Abstract

Over the last years, radio detection has matured to become a competitive method for the detection of air showers. Arrays of thousands of antennas are now envisioned for the detection of cosmic rays of ultra high energy or neutrinos of astrophysical origin. The data exploitation of such detectors requires to run massive air-shower simulations to evaluate the radio signal at each antenna position. In order to reduce the associated computational cost, we have developed a semi-analytical method for the computation of the emitted radio signal called Radio Morphing. The method consists in computing the radio signal of any air-shower at any location from the simulation of one single reference shower at given positions by (i) a scaling of the electric-field amplitude of this reference shower, (ii) an isometry on the simulated positions and (iii) an interpolation of the radio pulse at the desired position.

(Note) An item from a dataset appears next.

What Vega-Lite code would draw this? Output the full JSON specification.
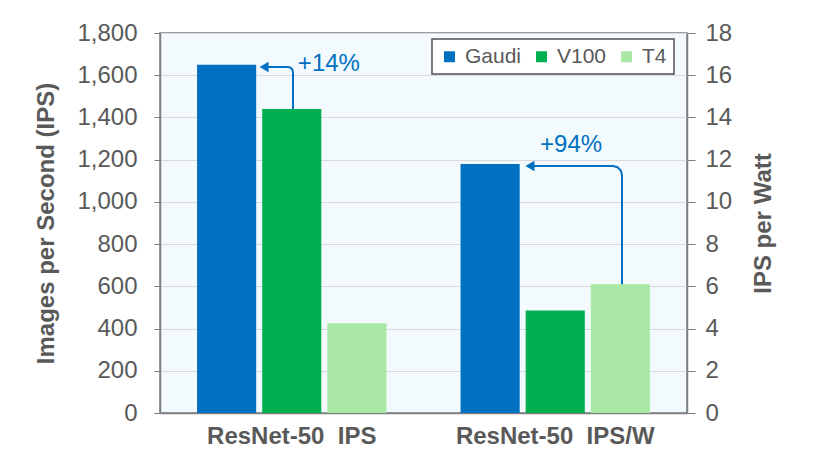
{
  "$schema": "https://vega.github.io/schema/vega-lite/v6.json",
  "width": 527,
  "height": 380,
  "autosize": {"type": "none"},
  "padding": {"left": 160, "top": 33, "right": 131, "bottom": 40},
  "background": "white",
  "config": {
    "font": "Liberation Sans",
    "view": {"fill": "#F3FAFD", "stroke": "#7F7F7F", "strokeWidth": 1.5},
    "legend": {
      "orient": "none",
      "legendX": 272,
      "legendY": 6,
      "direction": "horizontal",
      "fillColor": "white",
      "strokeColor": "#505050",
      "strokeWidth": 1.5,
      "padding": 7,
      "labelFontSize": 21,
      "labelColor": "#595959",
      "symbolType": "square",
      "symbolSize": 120,
      "symbolStrokeWidth": 0,
      "columnPadding": 9,
      "labelOffset": 5
    }
  },
  "datasets": {
    "bars": [
      {"metric": "ResNet-50 \u00a0IPS", "device": "Gaudi", "value": 1650},
      {"metric": "ResNet-50 \u00a0IPS", "device": "V100", "value": 1440},
      {"metric": "ResNet-50 \u00a0IPS", "device": "T4", "value": 425},
      {"metric": "ResNet-50 \u00a0IPS/W", "device": "Gaudi", "value": 11.8},
      {"metric": "ResNet-50 \u00a0IPS/W", "device": "V100", "value": 4.85},
      {"metric": "ResNet-50 \u00a0IPS/W", "device": "T4", "value": 6.1}
    ],
    "arrow_ips": [
      {"i": 1, "x": 0.5047, "y": 1440},
      {"i": 2, "x": 0.5047, "y": 1615},
      {"i": 3, "x": 0.5021, "y": 1627},
      {"i": 4, "x": 0.4953, "y": 1636},
      {"i": 5, "x": 0.4858, "y": 1639},
      {"i": 6, "x": 0.395, "y": 1639}
    ],
    "arrow_ipsw": [
      {"i": 1, "x": 1.7533, "y": 6.1},
      {"i": 2, "x": 1.7533, "y": 11.27},
      {"i": 3, "x": 1.7488, "y": 11.49},
      {"i": 4, "x": 1.7362, "y": 11.64},
      {"i": 5, "x": 1.7192, "y": 11.7},
      {"i": 6, "x": 1.404, "y": 11.7}
    ],
    "note_ips": [{"label": "+14%", "x": 0.641, "y": 1651}],
    "note_ipsw": [{"label": "+94%", "x": 1.56, "y": 12.7}]
  },
  "layer": [
    {
      "data": {"name": "bars"},
      "transform": [{"filter": "indexof(datum.metric, 'IPS/W') < 0"}],
      "mark": {"type": "bar"},
      "encoding": {
        "x": {
          "field": "metric",
          "type": "nominal",
          "sort": null,
          "scale": {"domain": ["ResNet-50 \u00a0IPS", "ResNet-50 \u00a0IPS/W"], "paddingInner": 0, "paddingOuter": 0},
          "axis": {
            "title": null,
            "labelAngle": 0,
            "labelFontSize": 24,
            "labelFontWeight": "bold",
            "labelColor": "#595959",
            "labelLimit": 400,
            "ticks": false,
            "domainColor": "#7F7F7F",
            "domainWidth": 1.5,
            "labelPadding": 11
          }
        },
        "xOffset": {
          "field": "device",
          "scale": {"domain": ["Gaudi", "V100", "T4"], "paddingInner": 0.092, "paddingOuter": 0.569}
        },
        "y": {
          "field": "value",
          "type": "quantitative",
          "scale": {"domain": [0, 1800]},
          "axis": {
            "title": "Images per Second (IPS)",
            "orient": "left",
            "values": [0, 200, 400, 600, 800, 1000, 1200, 1400, 1600, 1800],
            "format": ",.0f",
            "grid": true,
            "gridColor": "#D9D9D9",
            "tickSize": 6,
            "tickColor": "#7F7F7F",
            "domainColor": "#7F7F7F",
            "domainWidth": 1.5,
            "labelFontSize": 24,
            "labelColor": "#595959",
            "labelPadding": 17,
            "titleFontSize": 24,
            "titleFontWeight": "bold",
            "titleColor": "#595959",
            "titlePadding": 18
          }
        },
        "color": {
          "field": "device",
          "type": "nominal",
          "scale": {"domain": ["Gaudi", "V100", "T4"], "range": ["#0070C0", "#00B050", "#A9E9A5"]},
          "legend": {"title": null}
        }
      }
    },
    {
      "data": {"name": "bars"},
      "transform": [{"filter": "indexof(datum.metric, 'IPS/W') >= 0"}],
      "mark": {"type": "bar"},
      "encoding": {
        "x": {
          "field": "metric",
          "type": "nominal",
          "sort": null,
          "scale": {"domain": ["ResNet-50 \u00a0IPS", "ResNet-50 \u00a0IPS/W"], "paddingInner": 0, "paddingOuter": 0},
          "axis": null
        },
        "xOffset": {
          "field": "device",
          "scale": {"domain": ["Gaudi", "V100", "T4"], "paddingInner": 0.092, "paddingOuter": 0.569}
        },
        "y": {
          "field": "value",
          "type": "quantitative",
          "scale": {"domain": [0, 18]},
          "axis": {
            "title": "IPS per Watt",
            "orient": "right",
            "values": [0, 2, 4, 6, 8, 10, 12, 14, 16, 18],
            "grid": false,
            "tickSize": 8,
            "tickColor": "#7F7F7F",
            "domainColor": "#7F7F7F",
            "domainWidth": 1.5,
            "labelFontSize": 24,
            "labelColor": "#595959",
            "labelPadding": 10,
            "titleFontSize": 24,
            "titleFontWeight": "bold",
            "titleColor": "#595959",
            "titleAngle": 270,
            "titleBaseline": "top",
            "titlePadding": 20
          }
        },
        "color": {"field": "device", "type": "nominal", "legend": {"title": null}}
      }
    },
    {
      "mark": {"type": "rule", "color": "#7F7F7F", "strokeWidth": 1.2},
      "encoding": {
        "x": {"datum": 1, "type": "quantitative", "scale": {"domain": [0, 2]}, "axis": null}
      }
    },
    {
      "data": {"name": "arrow_ips"},
      "mark": {"type": "line", "color": "#0070C0", "strokeWidth": 2},
      "encoding": {
        "x": {"field": "x", "type": "quantitative", "scale": {"domain": [0, 2]}, "axis": null},
        "y": {"field": "y", "type": "quantitative", "scale": {"domain": [0, 1800]}, "axis": null},
        "order": {"field": "i"}
      }
    },
    {
      "data": {"name": "arrow_ips"},
      "transform": [{"filter": "datum.i === 6"}],
      "mark": {"type": "point", "shape": "triangle-left", "filled": true, "color": "#0070C0", "size": 110, "opacity": 1},
      "encoding": {
        "x": {"field": "x", "type": "quantitative", "scale": {"domain": [0, 2]}, "axis": null},
        "y": {"field": "y", "type": "quantitative", "scale": {"domain": [0, 1800]}, "axis": null}
      }
    },
    {
      "data": {"name": "note_ips"},
      "mark": {"type": "text", "color": "#0070C0", "fontSize": 24, "baseline": "middle", "align": "center"},
      "encoding": {
        "x": {"field": "x", "type": "quantitative", "scale": {"domain": [0, 2]}, "axis": null},
        "y": {"field": "y", "type": "quantitative", "scale": {"domain": [0, 1800]}, "axis": null},
        "text": {"field": "label"}
      }
    },
    {
      "data": {"name": "arrow_ipsw"},
      "mark": {"type": "line", "color": "#0070C0", "strokeWidth": 2},
      "encoding": {
        "x": {"field": "x", "type": "quantitative", "scale": {"domain": [0, 2]}, "axis": null},
        "y": {"field": "y", "type": "quantitative", "scale": {"domain": [0, 18]}, "axis": null},
        "order": {"field": "i"}
      }
    },
    {
      "data": {"name": "arrow_ipsw"},
      "transform": [{"filter": "datum.i === 6"}],
      "mark": {"type": "point", "shape": "triangle-left", "filled": true, "color": "#0070C0", "size": 110, "opacity": 1},
      "encoding": {
        "x": {"field": "x", "type": "quantitative", "scale": {"domain": [0, 2]}, "axis": null},
        "y": {"field": "y", "type": "quantitative", "scale": {"domain": [0, 18]}, "axis": null}
      }
    },
    {
      "data": {"name": "note_ipsw"},
      "mark": {"type": "text", "color": "#0070C0", "fontSize": 24, "baseline": "middle", "align": "center"},
      "encoding": {
        "x": {"field": "x", "type": "quantitative", "scale": {"domain": [0, 2]}, "axis": null},
        "y": {"field": "y", "type": "quantitative", "scale": {"domain": [0, 18]}, "axis": null},
        "text": {"field": "label"}
      }
    }
  ],
  "resolve": {"scale": {"x": "independent", "y": "independent", "xOffset": "independent"}}
}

This technique enables one to compute electric field time traces with characteristics very similar to those obtained with standard computation methods, but with computation times reduced by several orders of magnitude. In this paper, we present this novel tool, explain its methodology, and discuss its limitations. Furthermore, we validate the method on a typical event set for the future GRAND experiment showing that the calculated peak amplitudes are consistent with the results from ZHAireS simulations with a mean offset of +8.5% and a standard deviation of 27.2% in this specific case. This overestimation of the signal strength by Radio Morphing arises mainly from the choice of the underlying reference shower.